**WORK TO BE COMPLETED:**
In the material below, please retype the lines from the very first through the one with "(plc) at (13.52,-0.79)", exactly and without pictures.

**ENTRIES PROVIDED:**
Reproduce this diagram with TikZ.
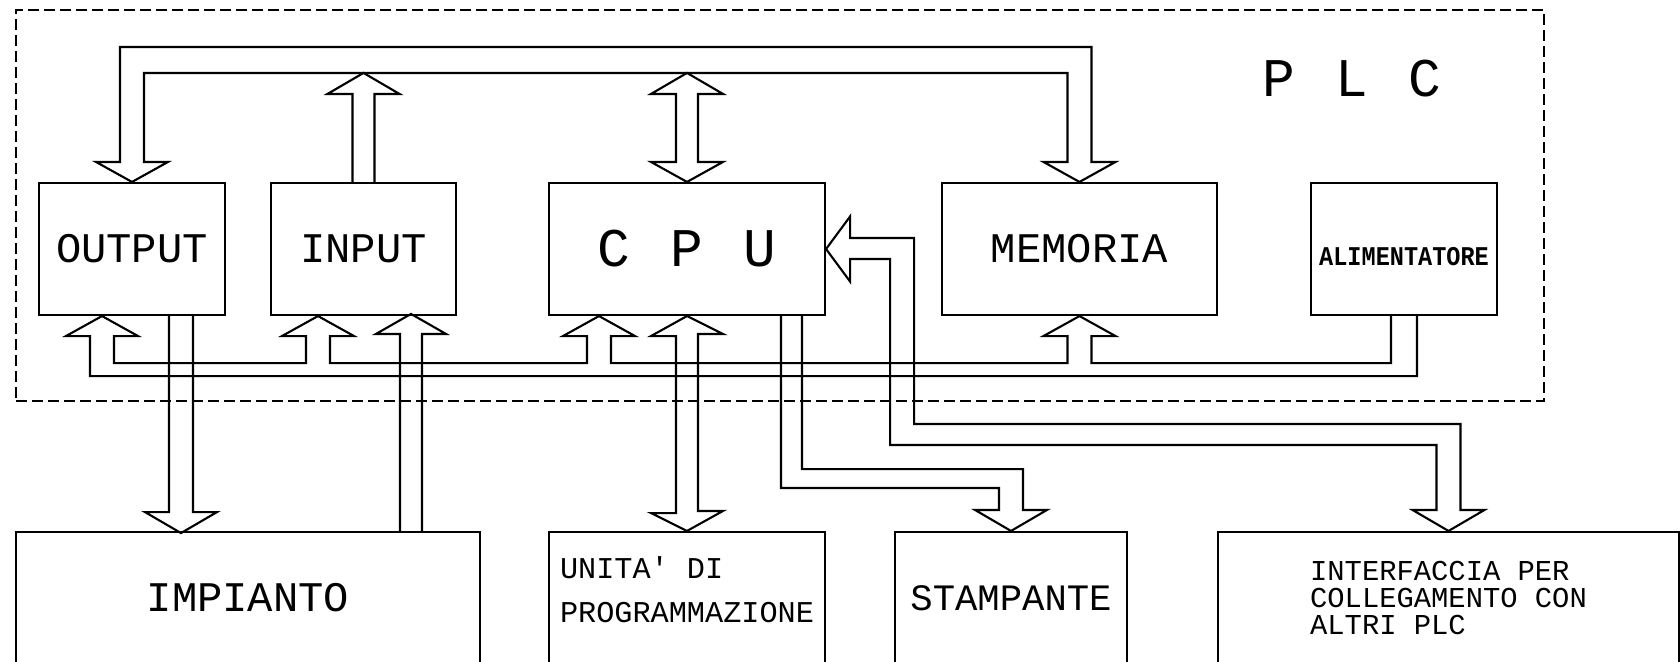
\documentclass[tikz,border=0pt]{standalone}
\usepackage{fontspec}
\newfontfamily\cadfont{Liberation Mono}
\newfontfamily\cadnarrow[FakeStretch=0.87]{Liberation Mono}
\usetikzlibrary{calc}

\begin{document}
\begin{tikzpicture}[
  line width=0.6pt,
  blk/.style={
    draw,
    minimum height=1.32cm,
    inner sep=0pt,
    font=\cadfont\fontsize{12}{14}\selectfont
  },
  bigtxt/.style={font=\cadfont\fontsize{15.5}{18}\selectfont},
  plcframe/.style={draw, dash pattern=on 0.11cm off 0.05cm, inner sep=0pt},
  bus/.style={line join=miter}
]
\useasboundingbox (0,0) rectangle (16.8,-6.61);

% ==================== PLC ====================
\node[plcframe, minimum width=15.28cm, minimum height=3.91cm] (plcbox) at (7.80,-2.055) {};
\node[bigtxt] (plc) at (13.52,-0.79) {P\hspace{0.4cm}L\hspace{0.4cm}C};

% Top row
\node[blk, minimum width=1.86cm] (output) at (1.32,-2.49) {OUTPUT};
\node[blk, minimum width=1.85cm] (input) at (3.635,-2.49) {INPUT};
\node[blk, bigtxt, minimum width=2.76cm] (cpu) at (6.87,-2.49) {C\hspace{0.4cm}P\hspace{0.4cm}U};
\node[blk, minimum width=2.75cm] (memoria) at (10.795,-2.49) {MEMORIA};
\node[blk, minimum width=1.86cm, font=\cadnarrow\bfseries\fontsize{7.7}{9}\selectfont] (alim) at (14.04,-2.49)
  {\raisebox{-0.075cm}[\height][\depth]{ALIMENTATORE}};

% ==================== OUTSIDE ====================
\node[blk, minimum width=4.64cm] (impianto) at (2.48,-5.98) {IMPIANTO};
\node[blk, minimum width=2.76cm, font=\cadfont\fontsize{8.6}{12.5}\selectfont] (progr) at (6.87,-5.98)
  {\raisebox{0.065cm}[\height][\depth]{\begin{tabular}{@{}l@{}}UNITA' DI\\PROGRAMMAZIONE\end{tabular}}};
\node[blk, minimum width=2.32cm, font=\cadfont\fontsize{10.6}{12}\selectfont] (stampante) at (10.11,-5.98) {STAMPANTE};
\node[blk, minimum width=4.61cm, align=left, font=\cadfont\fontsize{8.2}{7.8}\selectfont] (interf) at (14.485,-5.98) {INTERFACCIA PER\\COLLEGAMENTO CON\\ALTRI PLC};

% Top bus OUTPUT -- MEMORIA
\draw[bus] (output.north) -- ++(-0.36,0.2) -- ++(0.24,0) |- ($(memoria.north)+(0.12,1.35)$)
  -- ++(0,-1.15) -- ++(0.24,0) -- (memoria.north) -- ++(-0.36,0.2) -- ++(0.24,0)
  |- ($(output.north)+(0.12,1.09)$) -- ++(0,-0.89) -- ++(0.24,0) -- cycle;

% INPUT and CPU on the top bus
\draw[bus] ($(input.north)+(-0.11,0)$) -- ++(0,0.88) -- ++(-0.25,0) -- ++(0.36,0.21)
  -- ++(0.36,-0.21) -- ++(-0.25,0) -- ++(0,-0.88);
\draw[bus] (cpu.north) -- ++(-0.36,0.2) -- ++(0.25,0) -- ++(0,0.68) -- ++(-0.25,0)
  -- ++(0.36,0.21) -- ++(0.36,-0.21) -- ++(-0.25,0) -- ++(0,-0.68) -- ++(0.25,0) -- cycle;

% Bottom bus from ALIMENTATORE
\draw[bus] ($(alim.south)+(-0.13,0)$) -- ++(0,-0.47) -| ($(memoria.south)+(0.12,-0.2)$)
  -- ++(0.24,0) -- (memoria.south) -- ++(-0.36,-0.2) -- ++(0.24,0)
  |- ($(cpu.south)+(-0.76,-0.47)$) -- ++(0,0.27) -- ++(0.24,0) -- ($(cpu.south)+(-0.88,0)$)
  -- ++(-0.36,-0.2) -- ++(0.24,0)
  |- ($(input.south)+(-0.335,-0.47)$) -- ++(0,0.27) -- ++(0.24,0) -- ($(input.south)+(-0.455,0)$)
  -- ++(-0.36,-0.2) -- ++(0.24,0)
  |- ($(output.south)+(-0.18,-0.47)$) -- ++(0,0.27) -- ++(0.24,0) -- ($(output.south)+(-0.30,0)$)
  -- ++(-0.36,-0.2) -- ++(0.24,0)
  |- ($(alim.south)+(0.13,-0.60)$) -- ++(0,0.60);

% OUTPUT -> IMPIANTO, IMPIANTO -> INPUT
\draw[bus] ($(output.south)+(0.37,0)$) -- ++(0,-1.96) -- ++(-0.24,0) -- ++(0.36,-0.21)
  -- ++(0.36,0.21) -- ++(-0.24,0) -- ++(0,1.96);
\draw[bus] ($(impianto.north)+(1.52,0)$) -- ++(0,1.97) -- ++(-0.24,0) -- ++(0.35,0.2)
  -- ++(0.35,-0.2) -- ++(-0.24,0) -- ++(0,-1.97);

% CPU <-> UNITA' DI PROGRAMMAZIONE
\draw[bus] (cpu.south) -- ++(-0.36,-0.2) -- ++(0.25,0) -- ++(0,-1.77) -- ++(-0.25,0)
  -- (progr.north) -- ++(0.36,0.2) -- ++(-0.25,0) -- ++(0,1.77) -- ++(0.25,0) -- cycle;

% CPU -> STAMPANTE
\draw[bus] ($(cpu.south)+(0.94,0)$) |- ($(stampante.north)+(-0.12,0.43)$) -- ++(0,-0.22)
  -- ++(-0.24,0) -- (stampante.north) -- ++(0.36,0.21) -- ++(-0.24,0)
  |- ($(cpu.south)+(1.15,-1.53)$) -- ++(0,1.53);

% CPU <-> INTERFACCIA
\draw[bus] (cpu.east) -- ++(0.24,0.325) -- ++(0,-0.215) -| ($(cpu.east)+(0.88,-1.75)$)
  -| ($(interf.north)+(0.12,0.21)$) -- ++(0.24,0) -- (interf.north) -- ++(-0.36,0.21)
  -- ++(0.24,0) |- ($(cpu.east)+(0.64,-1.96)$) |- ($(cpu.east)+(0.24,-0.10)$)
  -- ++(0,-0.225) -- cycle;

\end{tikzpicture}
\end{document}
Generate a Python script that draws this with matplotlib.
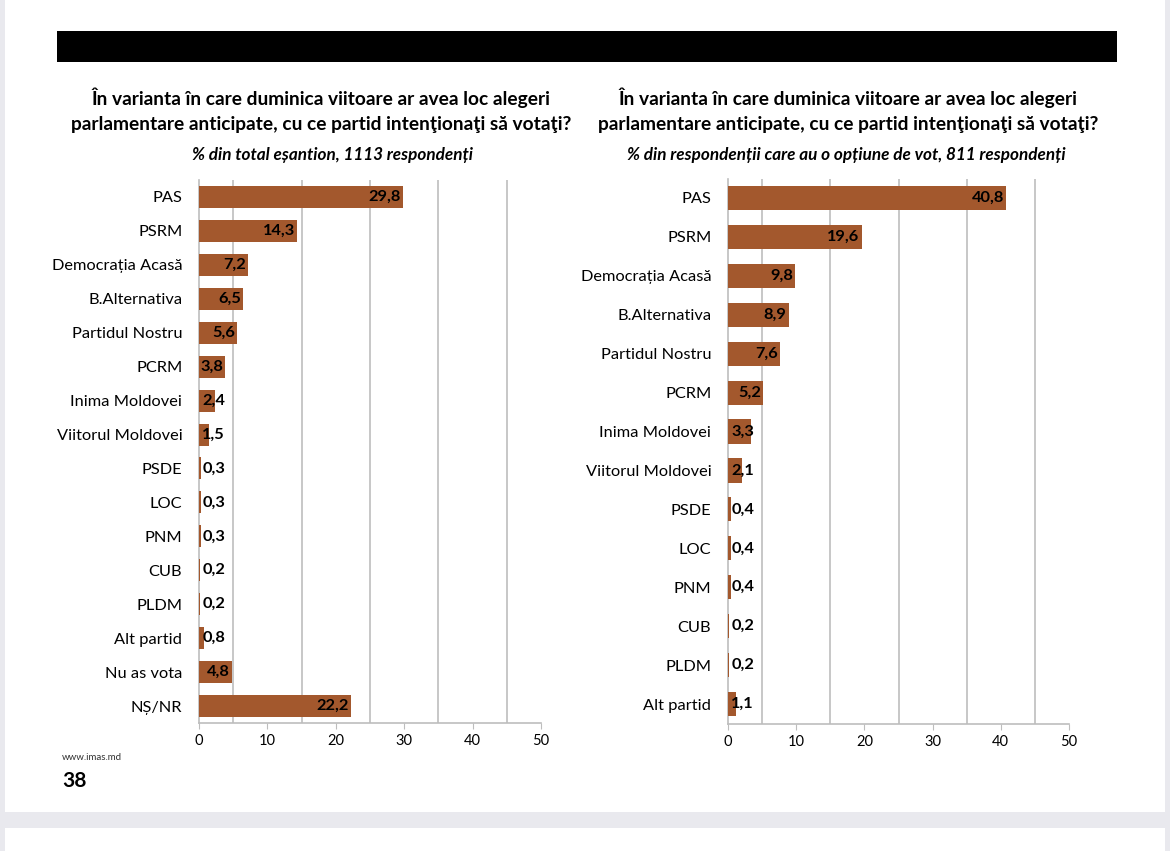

**PROBLEM SOLUTION:**
Reproduce this diagram with TikZ.
\documentclass[tikz,border=0pt]{standalone}
\usepackage{fontspec}
\newfontfamily\cadfont{Liberation Mono}
\newfontfamily\cadnarrow[FakeStretch=0.87]{Liberation Mono}
\usetikzlibrary{calc}

\begin{document}
\begin{tikzpicture}[
  line width=0.6pt,
  blk/.style={
    draw,
    minimum height=1.32cm,
    inner sep=0pt,
    font=\cadfont\fontsize{12}{14}\selectfont
  },
  bigtxt/.style={font=\cadfont\fontsize{15.5}{18}\selectfont},
  plcframe/.style={draw, dash pattern=on 0.11cm off 0.05cm, inner sep=0pt},
  bus/.style={line join=miter}
]
\useasboundingbox (0,0) rectangle (16.8,-6.61);

% ==================== PLC ====================
\node[plcframe, minimum width=15.28cm, minimum height=3.91cm] (plcbox) at (7.80,-2.055) {};
\node[bigtxt] (plc) at (13.52,-0.79) {P\hspace{0.4cm}L\hspace{0.4cm}C};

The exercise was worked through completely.